All the buzz words are used, “abuse”, “Harvey Weinstein”, “#metoo”, “childhood trauma”. At times I think Ellie Moon is loading her play with the latest horrors of the day without writing a play that supports them in the context of Kate’s memories. And as I said at the top, this seems like theatre as therapy.
I’m grateful for Ruby even if she appears in the last ten minutes of the play. We need her because she offers us the other side of the story, a clear perception of what did or didn’t happen. She is smart, loving and patient and sees the need to break through to Kate. It’s just that her presence comes too late in the play to make sense. Why is Ruby there? As a device? If so it should be thought out again. We have been told that Kate gets updates about her mother from Woody, her step-father. He can’t leave his wife’s side, but surely he would have told Kate that her mother loved her and wanted to see her.

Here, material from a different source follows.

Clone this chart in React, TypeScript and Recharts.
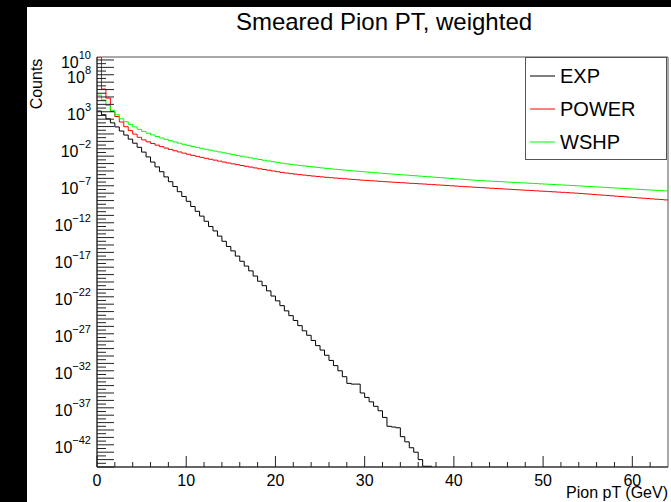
import { Legend, Line, LineChart, ReferenceArea, XAxis, YAxis } from "recharts";

// ROOT-style histogram: 0.5 GeV bins, values are log10(counts)
const BIN_WIDTH = 0.5;
const X_MAX = 64;
const Y_MIN = -45;
const Y_MAX = 10.4;

const expLog = [
  3.1, 2.6, 2.05, 1.5, 0.95, 0.4, -0.15, -0.7, -1.25, -1.8,
  -2.45, -3.1, -3.8, -4.45, -5.1, -5.8, -6.45, -7.1, -7.8, -8.45,
  -9.1, -9.8, -10.45, -11.1, -11.8, -12.5, -13.1, -13.8, -14.5, -15.2,
  -15.8, -16.5, -17.2, -17.85, -18.5, -19.2, -19.9, -20.5, -21.2, -21.9,
  -22.55, -23.2, -23.9, -24.55, -25.2, -25.9, -26.6, -27.2, -27.9, -28.6,
  -29.2, -29.9, -30.6, -31.3, -32.0, -32.8, -33.7, -33.8, -33.8, -35.0,
  -35.6, -36.2, -36.8, -37.4, -38.3, -39.5, -39.6, -39.7, -40.9, -41.6,
  -42.4, -43.0, -44.0, -44.9, -44.9, -48,
];

const powerLog = [
  10.4, 6.07, 4.85, 3.04, 2.36, 1.62, 0.98, 0.45, -0.02, -0.45,
  -0.8, -1.06, -1.29, -1.51, -1.71, -1.91, -2.09, -2.27, -2.43, -2.59,
  -2.74, -2.89, -3.02, -3.16, -3.29, -3.42, -3.54, -3.67, -3.79, -3.92,
  -4.04, -4.15, -4.26, -4.37, -4.48, -4.59, -4.7, -4.8, -4.9, -5.0,
  -5.1, -5.19, -5.28, -5.36, -5.43, -5.5, -5.56, -5.63, -5.69, -5.74,
  -5.8, -5.86, -5.91, -5.96, -6.0, -6.05, -6.1, -6.15, -6.19, -6.24,
  -6.28, -6.32, -6.36, -6.4, -6.44, -6.48, -6.52, -6.55, -6.59, -6.63,
  -6.67, -6.7, -6.74, -6.77, -6.81, -6.85, -6.89, -6.92, -6.96, -7.0,
  -7.04, -7.08, -7.12, -7.15, -7.19, -7.23, -7.26, -7.3, -7.33, -7.37,
  -7.4, -7.44, -7.47, -7.51, -7.54, -7.58, -7.61, -7.65, -7.68, -7.72,
  -7.75, -7.79, -7.82, -7.86, -7.89, -7.93, -7.96, -8.0, -8.04, -8.09,
  -8.13, -8.18, -8.23, -8.27, -8.31, -8.36, -8.41, -8.45, -8.5, -8.54,
  -8.59, -8.64, -8.68, -8.73, -8.77, -8.82, -8.86, -8.91,
];

const wshpLog = [
  5.25, 4.6, 3.85, 3.2, 2.6, 2.05, 1.65, 1.3, 0.95, 0.62,
  0.35, 0.1, -0.13, -0.34, -0.54, -0.73, -0.91, -1.08, -1.24, -1.39,
  -1.54, -1.68, -1.81, -1.94, -2.07, -2.19, -2.31, -2.43, -2.55, -2.67,
  -2.79, -2.9, -3.01, -3.12, -3.23, -3.34, -3.45, -3.55, -3.65, -3.75,
  -3.85, -3.94, -4.03, -4.11, -4.18, -4.25, -4.32, -4.39, -4.46, -4.52,
  -4.59, -4.65, -4.71, -4.77, -4.82, -4.88, -4.93, -4.99, -5.04, -5.09,
  -5.14, -5.19, -5.24, -5.29, -5.34, -5.38, -5.43, -5.47, -5.52, -5.56,
  -5.61, -5.65, -5.7, -5.74, -5.79, -5.83, -5.88, -5.92, -5.97, -6.01,
  -6.06, -6.1, -6.15, -6.19, -6.24, -6.28, -6.31, -6.35, -6.38, -6.41,
  -6.44, -6.48, -6.51, -6.54, -6.57, -6.61, -6.64, -6.67, -6.7, -6.74,
  -6.77, -6.8, -6.83, -6.87, -6.9, -6.93, -6.96, -7.0, -7.03, -7.07,
  -7.1, -7.14, -7.17, -7.2, -7.24, -7.27, -7.31, -7.34, -7.38, -7.41,
  -7.45, -7.48, -7.52, -7.55, -7.59, -7.62, -7.65, -7.69,
];

const xLabelled = [0, 10, 20, 30, 40, 50, 60];
const yLabelled = [10, 8, 3, -2, -7, -12, -17, -22, -27, -32, -37, -42];

const series = [
  { key: "exp", name: "EXP", color: "#000000" },
  { key: "power", name: "POWER", color: "#ff0000" },
  { key: "wshp", name: "WSHP", color: "#00ff00" },
];

// one row per bin low edge, plus a closing edge at X_MAX
const nBins = powerLog.length;
const data = Array.from({ length: nBins + 1 }, (_, i) => ({
  pt: i * BIN_WIDTH,
  exp: i < expLog.length ? expLog[i] : null,
  power: powerLog[Math.min(i, nBins - 1)],
  wshp: wshpLog[Math.min(i, nBins - 1)],
}));

const xTicks = Array.from({ length: 32 }, (_, i) => i * 2);
const yTicks = Array.from({ length: 111 }, (_, i) => Y_MIN + i * 0.5);

const AXIS = "#222";

function XTick(props: any) {
  const { x, y, payload } = props;
  const v = payload.value as number;
  const major = xLabelled.includes(v);
  return (
    <g>
      <line x1={x} x2={x} y1={y} y2={y - (major ? 11 : 5)} stroke={AXIS} />
      {major && (
        <text x={x} y={y + 19} textAnchor="middle" fontSize={16} fill="#000">
          {v}
        </text>
      )}
    </g>
  );
}

function YTick(props: any) {
  const { x, y, payload } = props;
  const v = payload.value as number;
  const decade = Number.isInteger(v);
  return (
    <g>
      <line x1={x} x2={x + (decade ? 17 : 9)} y1={y} y2={y} stroke={AXIS} />
      {yLabelled.includes(v) && (
        <text x={x - 6} y={y + 8} textAnchor="end" fontSize={16} fill="#000">
          10
          <tspan dy={-9} fontSize={11}>
            {v < 0 ? `\u2212${-v}` : v}
          </tspan>
        </text>
      )}
    </g>
  );
}

function LegendBox() {
  return (
    <svg width={142} height={103} style={{ display: "block" }}>
      <rect x={0.5} y={0.5} width={141} height={102} fill="#fff" stroke="#555" />
      {series.map((s, i) => {
        const cy = 19 + i * 33;
        return (
          <g key={s.key}>
            <line x1={5} x2={30} y1={cy} y2={cy} stroke={s.color} />
            <text x={35} y={cy + 7} fontSize={20} fill="#000">
              {s.name}
            </text>
          </g>
        );
      })}
    </svg>
  );
}

export default function App() {
  return (
    <div
      style={{
        position: "absolute",
        left: 0,
        top: 0,
        width: 671,
        height: 502,
        background: "#000",
        overflow: "hidden",
        fontFamily: "'Liberation Sans', Arial, sans-serif",
      }}
    >
      <div
        style={{
          position: "absolute",
          left: 27,
          top: 7,
          width: 644,
          height: 495,
          background: "#fff",
        }}
      >
        <LineChart
          width={644}
          height={495}
          data={data}
          margin={{ top: 50, right: 3, bottom: 0, left: 0 }}
        >
          <ReferenceArea
            x1={0}
            x2={X_MAX}
            y1={Y_MIN}
            y2={Y_MAX}
            fill="none"
            stroke="#555"
            ifOverflow="visible"
          />
          <XAxis
            dataKey="pt"
            type="number"
            domain={[0, X_MAX]}
            ticks={xTicks}
            interval={0}
            allowDataOverflow
            height={35}
            tickSize={0}
            tickMargin={0}
            tickLine={false}
            axisLine={{ stroke: AXIS }}
            tick={XTick}
          />
          <YAxis
            type="number"
            domain={[Y_MIN, Y_MAX]}
            ticks={yTicks}
            interval={0}
            allowDataOverflow
            width={70}
            tickSize={0}
            tickMargin={0}
            tickLine={false}
            axisLine={{ stroke: AXIS }}
            tick={YTick}
          />
          {series.map((s) => (
            <Line
              key={s.key}
              dataKey={s.key}
              name={s.name}
              type="stepAfter"
              stroke={s.color}
              strokeWidth={1}
              dot={false}
              activeDot={false}
              isAnimationActive={false}
            />
          ))}
          <Legend
            layout="vertical"
            align="center"
            verticalAlign="middle"
            content={<LegendBox />}
            wrapperStyle={{ left: 498, top: 50, width: 142, height: 103 }}
          />
        </LineChart>
        <svg
          width={644}
          height={495}
          style={{ position: "absolute", left: 0, top: 0, pointerEvents: "none" }}
        >
          <text x={357} y={23} textAnchor="middle" fontSize={24} fill="#000">
            Smeared Pion PT, weighted
          </text>
          <text
            transform="translate(15, 77) rotate(-90)"
            textAnchor="middle"
            fontSize={16}
            fill="#000"
          >
            Counts
          </text>
          <text x={641} y={491} textAnchor="end" fontSize={16} fill="#000">
            Pion pT (GeV)
          </text>
        </svg>
      </div>
    </div>
  );
}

I don’t mind spending time in a theatre with characters who are odious—we do it all the time—and certainly I don’t mind it when that odious character is so well acted here (the whole cast is fine). My concern with What I Call Her is that the issue is taking the place of sound playwriting. Ellie Moon needs to revisit, edited ruthlessly and re-examine What I Call Her to clearly decide what she wants to actually say and the characters she wants to create to say it.
An In Association Production in partnership with Crow’s Theatre
Opened: Nov. 21, 2018.
Closes: Dec. 8, 2018
Running Time: 90 minutes, no intermission.